1. The trustee argues that the contract was merely an option to purchase which had not been exercised by Gulf when bankruptcy intervened. We see no merit in this contention, however, and reject it as did the referee and the District Court.
2. Gulf argues in this court that the trustee was guilty of an abuse of discretion in rejecting the contract.
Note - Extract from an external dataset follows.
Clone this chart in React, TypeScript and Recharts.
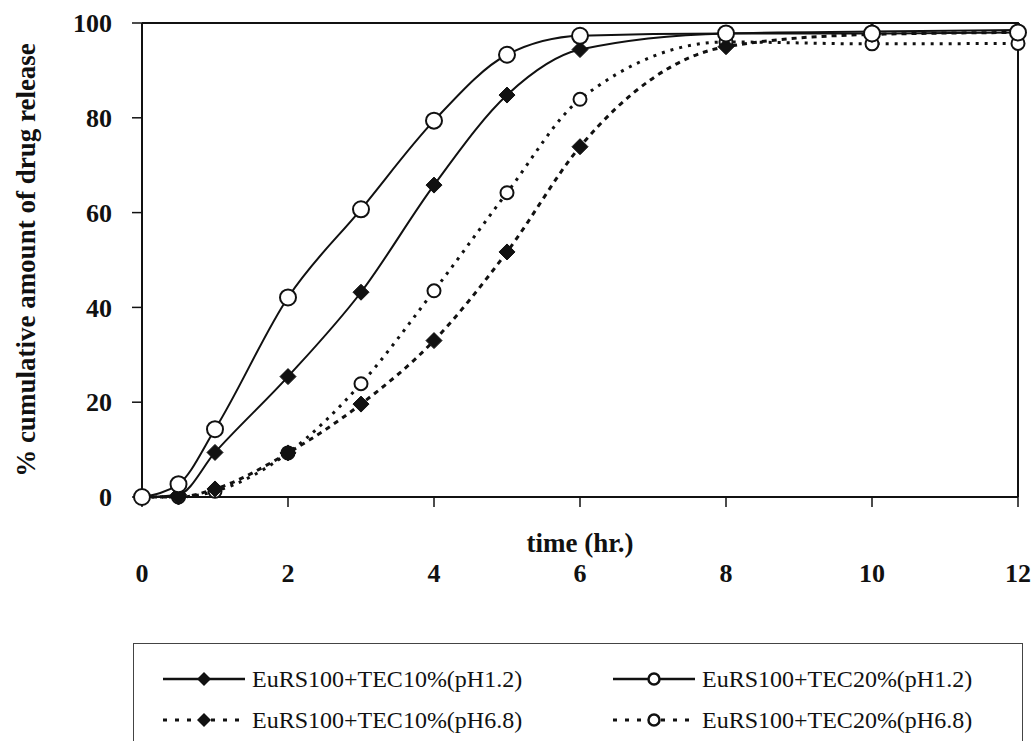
import { LineChart, Line, XAxis, YAxis, ReferenceLine } from "recharts";

const times = [0, 0.5, 1, 2, 3, 4, 5, 6, 8, 10, 12];
const tec10Ph12 = [0, 0.5, 9.4, 25.4, 43.2, 65.8, 84.8, 94.4, 97.8, 98.2, 98.5];
const tec20Ph12 = [0, 2.7, 14.3, 42.1, 60.7, 79.4, 93.3, 97.3, 97.8, 97.8, 98];
const tec10Ph68 = [0, 0, 1.7, 9.3, 19.6, 33, 51.7, 73.9, 95, 97.6, 98];
const tec20Ph68 = [0, 0, 1.2, 9.3, 23.9, 43.5, 64.2, 83.9, 96, 95.6, 95.7];
const xTicks = [0, 2, 4, 6, 8, 10, 12];
const yTicks = [0, 20, 40, 60, 80, 100];

const chartData = times.map((t, i) => ({
  t,
  a: tec10Ph12[i],
  b: tec20Ph12[i],
  c: tec10Ph68[i],
  d: tec20Ph68[i],
}));

const serif = "'Liberation Serif', 'Times New Roman', serif";
const tickStyle = { fontFamily: serif, fontWeight: 700, fontSize: 26, fill: "#111" };
const titleStyle = { fontFamily: serif, fontWeight: 700, fontSize: 27, fill: "#111" };

function diamond(size: number) {
  return (props: any) => {
    const { cx, cy, index } = props;
    if (cx == null || cy == null) return <g key={`dm-${index}`} />;
    const s = size;
    return (
      <path
        key={`dm-${index}-${cx}`}
        d={`M${cx},${cy - s} L${cx + s},${cy} L${cx},${cy + s} L${cx - s},${cy} Z`}
        fill="#111"
        stroke="#111"
        strokeWidth={1}
      />
    );
  };
}

function circle(r: number) {
  return (props: any) => {
    const { cx, cy, index } = props;
    if (cx == null || cy == null) return <g key={`cc-${index}`} />;
    return <circle key={`cc-${index}-${cx}`} cx={cx} cy={cy} r={r} fill="#fff" stroke="#111" strokeWidth={2} />;
  };
}

function Sample({ dashed, marker }: { dashed: boolean; marker: "d" | "o" }) {
  return (
    <svg width={84} height={20} style={{ display: "block" }}>
      <line
        x1={1}
        y1={10}
        x2={83}
        y2={10}
        stroke="#111"
        strokeWidth={dashed ? 3 : 2.5}
        strokeDasharray={dashed ? "4 8" : undefined}
      />
      {marker === "d" ? (
        <path d="M42,3 L49,10 L42,17 L35,10 Z" fill="#111" />
      ) : (
        <circle cx={42} cy={10} r={5.5} fill="#fff" stroke="#111" strokeWidth={2.5} />
      )}
    </svg>
  );
}

const legendItems = [
  { label: "EuRS100+TEC10%(pH1.2)", dashed: false, marker: "d" as const, left: 162, top: 679 },
  { label: "EuRS100+TEC20%(pH1.2)", dashed: false, marker: "o" as const, left: 612, top: 679 },
  { label: "EuRS100+TEC10%(pH6.8)", dashed: true, marker: "d" as const, left: 162, top: 720 },
  { label: "EuRS100+TEC20%(pH6.8)", dashed: true, marker: "o" as const, left: 612, top: 720 },
];

export default function App() {
  return (
    <div style={{ position: "absolute", left: 0, top: 0, width: 1034, height: 741, background: "#fff", overflow: "hidden" }}>
      <LineChart width={1034} height={741} data={chartData} margin={{ top: 23, right: 16, bottom: 0, left: 0 }}>
        <XAxis
          dataKey="t"
          type="number"
          domain={[0, 12]}
          ticks={xTicks}
          height={244}
          tickSize={10}
          tickMargin={57}
          tick={tickStyle}
          axisLine={{ stroke: "#111", strokeWidth: 2 }}
          tickLine={{ stroke: "#111", strokeWidth: 1.5 }}
          label={{ value: "time (hr.)", position: "insideTop", offset: 36, style: titleStyle }}
        />
        <YAxis
          type="number"
          domain={[0, 100]}
          ticks={yTicks}
          width={142}
          tickSize={10}
          tickMargin={20}
          tick={tickStyle}
          axisLine={{ stroke: "#111", strokeWidth: 2 }}
          tickLine={{ stroke: "#111", strokeWidth: 1.5 }}
          label={{
            value: "% cumulative amount of drug release",
            angle: -90,
            position: "center",
            dx: -46,
            style: { ...titleStyle, textAnchor: "middle" },
          }}
        />
        <ReferenceLine y={100} stroke="#111" strokeWidth={2} />
        <ReferenceLine x={12} stroke="#111" strokeWidth={2} />
        <Line
          type="monotone"
          dataKey="d"
          stroke="#111"
          strokeWidth={3}
          strokeDasharray="3 6"
          dot={circle(6.5)}
          isAnimationActive={false}
        />
        <Line
          type="monotone"
          dataKey="c"
          stroke="#111"
          strokeWidth={3}
          strokeDasharray="5 5"
          dot={diamond(8)}
          isAnimationActive={false}
        />
        <Line type="monotone" dataKey="a" stroke="#111" strokeWidth={2} dot={diamond(8)} isAnimationActive={false} />
        <Line type="monotone" dataKey="b" stroke="#111" strokeWidth={2} dot={circle(8)} isAnimationActive={false} />
      </LineChart>
      <div
        style={{
          position: "absolute",
          left: 133,
          top: 643,
          width: 890,
          height: 110,
          borderTop: "1.5px solid #444",
          borderLeft: "1.5px solid #444",
          borderRight: "1.5px solid #444",
          boxSizing: "border-box",
        }}
      />
      {legendItems.map((it) => (
        <div
          key={it.label}
          style={{
            position: "absolute",
            left: it.left,
            top: it.top - 12,
            height: 24,
            display: "flex",
            alignItems: "center",
            fontFamily: serif,
            fontSize: 24,
            color: "#111",
            lineHeight: "24px",
            whiteSpace: "nowrap",
          }}
        >
          <Sample dashed={it.dashed} marker={it.marker} />
          <span style={{ marginLeft: 6 }}>{it.label}</span>
        </div>
      ))}
    </div>
  );
}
We do not consider this question, however, since Gulf did not raise it in its petition to the District Court for the review of the referee's order although that order determined, inter alia, that the contract had been rejected by the trustee, and the District Court accordingly did not pass upon the question in the order now before us on appeal.
3. In these respects the case is distinguishable from In re New York Investors Mutual Group, D.C.N.Y.1956, 143 F.Supp. 51. In that case the purchaser made a payment of $15,000 upon the signing of the contract of sale which the seller received as a payment on account of the purchase price and for which the contract expressly gave the purchaser a lien on the premises sold.
4. The trustee argues that Gulf defaulted under the contract by failing to make demand to purchase as provided therein. This contention is wholly without merit, however, since Gulf's obligation to make demand was subject to the fulfillment of the conditions under which Broilers was obligated to obtain certain approvals from the Planning Board and these approvals had not been obtained prior to bankruptcy.